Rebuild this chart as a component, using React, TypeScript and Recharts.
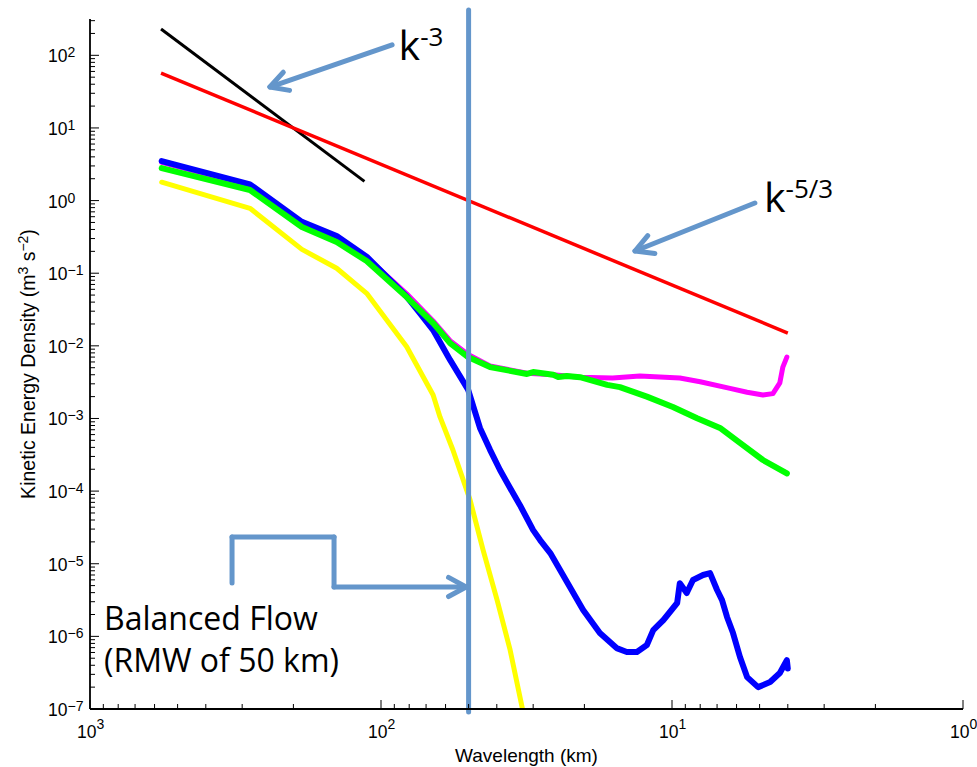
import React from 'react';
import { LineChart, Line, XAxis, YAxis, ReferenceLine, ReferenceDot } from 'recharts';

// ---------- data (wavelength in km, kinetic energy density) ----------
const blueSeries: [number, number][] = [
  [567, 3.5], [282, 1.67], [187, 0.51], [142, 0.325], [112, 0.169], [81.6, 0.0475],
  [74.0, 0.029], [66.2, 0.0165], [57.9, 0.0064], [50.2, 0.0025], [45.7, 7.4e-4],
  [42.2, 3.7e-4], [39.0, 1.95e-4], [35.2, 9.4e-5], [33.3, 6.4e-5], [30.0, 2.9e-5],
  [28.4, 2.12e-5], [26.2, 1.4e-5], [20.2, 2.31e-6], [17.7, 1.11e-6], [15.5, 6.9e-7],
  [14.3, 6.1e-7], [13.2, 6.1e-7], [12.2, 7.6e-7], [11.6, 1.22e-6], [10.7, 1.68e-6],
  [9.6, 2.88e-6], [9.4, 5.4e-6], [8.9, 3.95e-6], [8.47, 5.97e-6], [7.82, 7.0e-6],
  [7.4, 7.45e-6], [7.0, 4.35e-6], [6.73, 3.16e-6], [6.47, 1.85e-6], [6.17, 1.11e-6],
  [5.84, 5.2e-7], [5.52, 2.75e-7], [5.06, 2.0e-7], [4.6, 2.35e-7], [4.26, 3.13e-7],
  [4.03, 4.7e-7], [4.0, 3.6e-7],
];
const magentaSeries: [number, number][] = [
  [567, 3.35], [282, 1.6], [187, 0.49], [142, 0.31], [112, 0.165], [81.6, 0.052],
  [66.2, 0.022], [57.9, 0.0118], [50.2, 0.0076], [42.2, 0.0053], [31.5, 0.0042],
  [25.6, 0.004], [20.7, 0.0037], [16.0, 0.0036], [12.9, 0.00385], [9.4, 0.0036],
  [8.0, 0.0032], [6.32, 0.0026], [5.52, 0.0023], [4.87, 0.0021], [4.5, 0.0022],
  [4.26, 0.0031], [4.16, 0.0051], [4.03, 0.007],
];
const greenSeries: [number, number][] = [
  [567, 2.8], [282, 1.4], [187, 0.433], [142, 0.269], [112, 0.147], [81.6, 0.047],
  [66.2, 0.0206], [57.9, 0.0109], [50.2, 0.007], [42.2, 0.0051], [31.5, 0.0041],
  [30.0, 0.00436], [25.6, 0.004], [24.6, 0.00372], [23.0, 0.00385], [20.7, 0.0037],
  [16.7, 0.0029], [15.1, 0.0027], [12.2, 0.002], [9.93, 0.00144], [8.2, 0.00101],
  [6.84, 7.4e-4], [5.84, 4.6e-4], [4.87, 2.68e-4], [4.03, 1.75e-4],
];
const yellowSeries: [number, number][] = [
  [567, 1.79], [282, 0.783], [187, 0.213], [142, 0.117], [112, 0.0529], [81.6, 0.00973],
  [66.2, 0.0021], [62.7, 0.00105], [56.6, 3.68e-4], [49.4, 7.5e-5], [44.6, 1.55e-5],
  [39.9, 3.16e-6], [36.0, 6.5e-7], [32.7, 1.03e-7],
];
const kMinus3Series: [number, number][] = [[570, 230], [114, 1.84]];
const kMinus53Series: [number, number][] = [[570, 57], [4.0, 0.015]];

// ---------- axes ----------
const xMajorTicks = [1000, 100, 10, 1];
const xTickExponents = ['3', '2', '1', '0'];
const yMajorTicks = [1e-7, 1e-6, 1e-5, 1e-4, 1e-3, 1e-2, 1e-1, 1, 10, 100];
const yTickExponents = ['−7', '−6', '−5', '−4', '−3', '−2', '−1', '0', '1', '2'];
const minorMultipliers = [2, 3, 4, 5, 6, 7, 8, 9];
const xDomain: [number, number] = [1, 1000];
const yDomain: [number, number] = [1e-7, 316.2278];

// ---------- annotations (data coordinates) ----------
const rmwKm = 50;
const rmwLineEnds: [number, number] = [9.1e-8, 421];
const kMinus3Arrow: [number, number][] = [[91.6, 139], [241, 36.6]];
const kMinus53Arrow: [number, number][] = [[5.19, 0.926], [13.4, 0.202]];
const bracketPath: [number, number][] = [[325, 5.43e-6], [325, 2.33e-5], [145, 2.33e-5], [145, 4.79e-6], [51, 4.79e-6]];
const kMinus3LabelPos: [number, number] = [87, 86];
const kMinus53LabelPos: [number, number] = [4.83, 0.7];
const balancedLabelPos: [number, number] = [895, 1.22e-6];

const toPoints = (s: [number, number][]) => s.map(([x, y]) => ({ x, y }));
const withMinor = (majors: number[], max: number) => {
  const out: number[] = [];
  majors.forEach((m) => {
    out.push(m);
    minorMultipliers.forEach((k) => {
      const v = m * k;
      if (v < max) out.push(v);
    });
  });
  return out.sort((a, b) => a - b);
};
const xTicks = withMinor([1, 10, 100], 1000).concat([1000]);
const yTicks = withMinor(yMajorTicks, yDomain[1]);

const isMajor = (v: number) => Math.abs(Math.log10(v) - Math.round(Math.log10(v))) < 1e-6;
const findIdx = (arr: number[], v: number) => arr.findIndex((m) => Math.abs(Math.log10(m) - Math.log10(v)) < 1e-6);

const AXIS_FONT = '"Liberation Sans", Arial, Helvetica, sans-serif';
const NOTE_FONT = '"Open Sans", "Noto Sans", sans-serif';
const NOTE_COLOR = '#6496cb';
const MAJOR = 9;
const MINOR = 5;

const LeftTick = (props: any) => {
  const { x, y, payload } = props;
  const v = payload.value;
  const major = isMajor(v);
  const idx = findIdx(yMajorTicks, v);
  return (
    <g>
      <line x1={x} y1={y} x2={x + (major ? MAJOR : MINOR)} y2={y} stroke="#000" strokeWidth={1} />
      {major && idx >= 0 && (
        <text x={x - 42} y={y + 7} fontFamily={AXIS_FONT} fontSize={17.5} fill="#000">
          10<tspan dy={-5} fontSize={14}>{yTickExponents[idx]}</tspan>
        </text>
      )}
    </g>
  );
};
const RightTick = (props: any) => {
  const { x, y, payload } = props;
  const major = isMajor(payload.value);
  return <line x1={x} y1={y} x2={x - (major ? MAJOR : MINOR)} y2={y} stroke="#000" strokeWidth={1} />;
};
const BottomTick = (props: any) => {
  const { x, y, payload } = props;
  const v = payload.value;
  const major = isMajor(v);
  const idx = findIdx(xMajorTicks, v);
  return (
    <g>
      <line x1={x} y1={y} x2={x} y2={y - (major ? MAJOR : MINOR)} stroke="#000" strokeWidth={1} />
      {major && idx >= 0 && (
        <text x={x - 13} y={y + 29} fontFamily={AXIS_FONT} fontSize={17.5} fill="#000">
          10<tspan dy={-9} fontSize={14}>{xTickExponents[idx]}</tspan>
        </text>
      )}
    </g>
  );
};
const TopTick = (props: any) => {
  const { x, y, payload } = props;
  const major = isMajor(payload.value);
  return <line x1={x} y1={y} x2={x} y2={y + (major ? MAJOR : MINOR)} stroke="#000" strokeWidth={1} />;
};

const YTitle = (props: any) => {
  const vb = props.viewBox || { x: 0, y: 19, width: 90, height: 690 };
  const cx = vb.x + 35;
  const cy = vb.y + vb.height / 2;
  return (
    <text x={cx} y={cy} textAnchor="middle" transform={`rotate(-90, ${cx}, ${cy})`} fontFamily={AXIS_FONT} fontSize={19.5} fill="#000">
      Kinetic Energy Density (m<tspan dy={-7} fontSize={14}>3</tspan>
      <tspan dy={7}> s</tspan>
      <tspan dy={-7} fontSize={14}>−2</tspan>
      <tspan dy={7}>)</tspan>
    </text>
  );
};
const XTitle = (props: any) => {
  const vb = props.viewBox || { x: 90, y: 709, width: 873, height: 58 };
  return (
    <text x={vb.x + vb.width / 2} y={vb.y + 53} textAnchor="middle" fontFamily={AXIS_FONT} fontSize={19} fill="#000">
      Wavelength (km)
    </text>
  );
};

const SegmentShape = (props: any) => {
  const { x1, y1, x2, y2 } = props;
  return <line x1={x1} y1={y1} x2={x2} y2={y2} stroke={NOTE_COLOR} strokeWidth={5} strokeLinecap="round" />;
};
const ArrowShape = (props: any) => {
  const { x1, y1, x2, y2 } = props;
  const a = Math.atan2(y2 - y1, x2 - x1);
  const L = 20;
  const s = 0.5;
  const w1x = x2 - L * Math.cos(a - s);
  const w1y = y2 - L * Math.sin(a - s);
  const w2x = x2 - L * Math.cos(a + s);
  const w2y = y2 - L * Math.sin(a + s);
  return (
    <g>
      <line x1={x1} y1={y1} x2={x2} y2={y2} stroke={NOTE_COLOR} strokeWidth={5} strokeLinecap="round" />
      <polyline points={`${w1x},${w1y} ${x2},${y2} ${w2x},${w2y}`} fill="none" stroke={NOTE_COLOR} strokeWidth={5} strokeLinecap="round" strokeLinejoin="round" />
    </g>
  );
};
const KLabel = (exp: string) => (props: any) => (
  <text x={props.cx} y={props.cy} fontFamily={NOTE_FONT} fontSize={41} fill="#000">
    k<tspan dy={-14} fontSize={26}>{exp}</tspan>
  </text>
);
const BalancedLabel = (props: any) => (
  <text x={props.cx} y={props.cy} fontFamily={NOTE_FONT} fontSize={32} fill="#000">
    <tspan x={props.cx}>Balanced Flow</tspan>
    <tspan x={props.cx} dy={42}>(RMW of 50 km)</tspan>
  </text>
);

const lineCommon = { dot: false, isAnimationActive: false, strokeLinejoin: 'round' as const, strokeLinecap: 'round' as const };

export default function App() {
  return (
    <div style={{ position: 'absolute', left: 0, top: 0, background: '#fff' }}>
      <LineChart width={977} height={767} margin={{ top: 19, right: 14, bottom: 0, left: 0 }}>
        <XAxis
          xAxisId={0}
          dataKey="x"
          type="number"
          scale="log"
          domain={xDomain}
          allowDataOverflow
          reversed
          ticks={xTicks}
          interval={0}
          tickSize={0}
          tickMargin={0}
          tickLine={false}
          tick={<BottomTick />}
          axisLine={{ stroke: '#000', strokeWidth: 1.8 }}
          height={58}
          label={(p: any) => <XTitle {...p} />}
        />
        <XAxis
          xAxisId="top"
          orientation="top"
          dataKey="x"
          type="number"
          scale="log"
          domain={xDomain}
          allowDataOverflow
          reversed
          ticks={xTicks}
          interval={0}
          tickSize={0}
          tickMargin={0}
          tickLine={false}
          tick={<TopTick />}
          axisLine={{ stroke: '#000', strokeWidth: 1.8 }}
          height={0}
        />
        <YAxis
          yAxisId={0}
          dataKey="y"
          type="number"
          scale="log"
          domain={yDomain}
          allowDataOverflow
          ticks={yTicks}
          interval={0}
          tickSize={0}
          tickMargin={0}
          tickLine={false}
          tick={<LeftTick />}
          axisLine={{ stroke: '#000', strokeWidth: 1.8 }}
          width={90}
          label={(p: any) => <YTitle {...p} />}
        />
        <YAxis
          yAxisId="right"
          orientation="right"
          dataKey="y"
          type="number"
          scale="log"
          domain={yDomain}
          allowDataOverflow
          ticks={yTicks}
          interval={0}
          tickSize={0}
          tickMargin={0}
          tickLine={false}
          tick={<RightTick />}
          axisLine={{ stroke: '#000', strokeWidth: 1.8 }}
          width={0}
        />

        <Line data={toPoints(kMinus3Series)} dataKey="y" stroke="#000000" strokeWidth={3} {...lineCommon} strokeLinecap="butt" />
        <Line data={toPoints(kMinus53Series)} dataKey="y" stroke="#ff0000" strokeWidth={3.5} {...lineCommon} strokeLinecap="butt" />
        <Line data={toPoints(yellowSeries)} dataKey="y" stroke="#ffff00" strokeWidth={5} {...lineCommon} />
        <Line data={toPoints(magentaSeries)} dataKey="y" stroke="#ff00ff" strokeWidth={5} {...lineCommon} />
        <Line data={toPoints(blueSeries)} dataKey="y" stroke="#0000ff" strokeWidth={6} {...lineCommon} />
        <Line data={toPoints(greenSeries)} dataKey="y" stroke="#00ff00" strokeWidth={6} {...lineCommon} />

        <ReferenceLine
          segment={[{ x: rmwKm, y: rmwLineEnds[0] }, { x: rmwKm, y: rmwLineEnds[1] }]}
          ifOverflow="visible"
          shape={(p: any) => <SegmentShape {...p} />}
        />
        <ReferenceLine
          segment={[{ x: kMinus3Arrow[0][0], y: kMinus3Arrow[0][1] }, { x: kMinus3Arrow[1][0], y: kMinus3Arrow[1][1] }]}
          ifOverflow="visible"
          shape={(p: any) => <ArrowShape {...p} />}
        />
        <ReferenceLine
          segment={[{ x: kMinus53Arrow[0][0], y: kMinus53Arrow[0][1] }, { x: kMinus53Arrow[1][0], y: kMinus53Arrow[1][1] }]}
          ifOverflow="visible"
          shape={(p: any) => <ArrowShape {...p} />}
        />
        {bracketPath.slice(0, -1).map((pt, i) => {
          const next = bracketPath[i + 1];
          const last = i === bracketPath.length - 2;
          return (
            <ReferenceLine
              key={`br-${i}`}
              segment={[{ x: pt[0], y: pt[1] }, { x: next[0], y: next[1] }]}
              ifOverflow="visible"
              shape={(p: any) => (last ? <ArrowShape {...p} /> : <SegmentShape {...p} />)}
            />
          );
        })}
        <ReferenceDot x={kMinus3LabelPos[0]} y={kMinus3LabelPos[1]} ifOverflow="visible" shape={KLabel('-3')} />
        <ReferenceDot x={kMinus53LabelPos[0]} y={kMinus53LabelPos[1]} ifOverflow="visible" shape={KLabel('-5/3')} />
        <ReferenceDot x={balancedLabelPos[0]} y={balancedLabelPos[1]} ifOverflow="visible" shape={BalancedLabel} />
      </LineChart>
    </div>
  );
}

* [Written exercise]
Reproduce exactly the run of lines that opens the listing and closes with the line holding "YAxis, ReferenceLine, ReferenceDot". Pictures are excluded.

* [Output below]
Rebuild this chart as a component, using React, TypeScript and Recharts.
import React from 'react';
import { LineChart, Line, XAxis, YAxis, ReferenceLine, ReferenceDot } from 'recharts';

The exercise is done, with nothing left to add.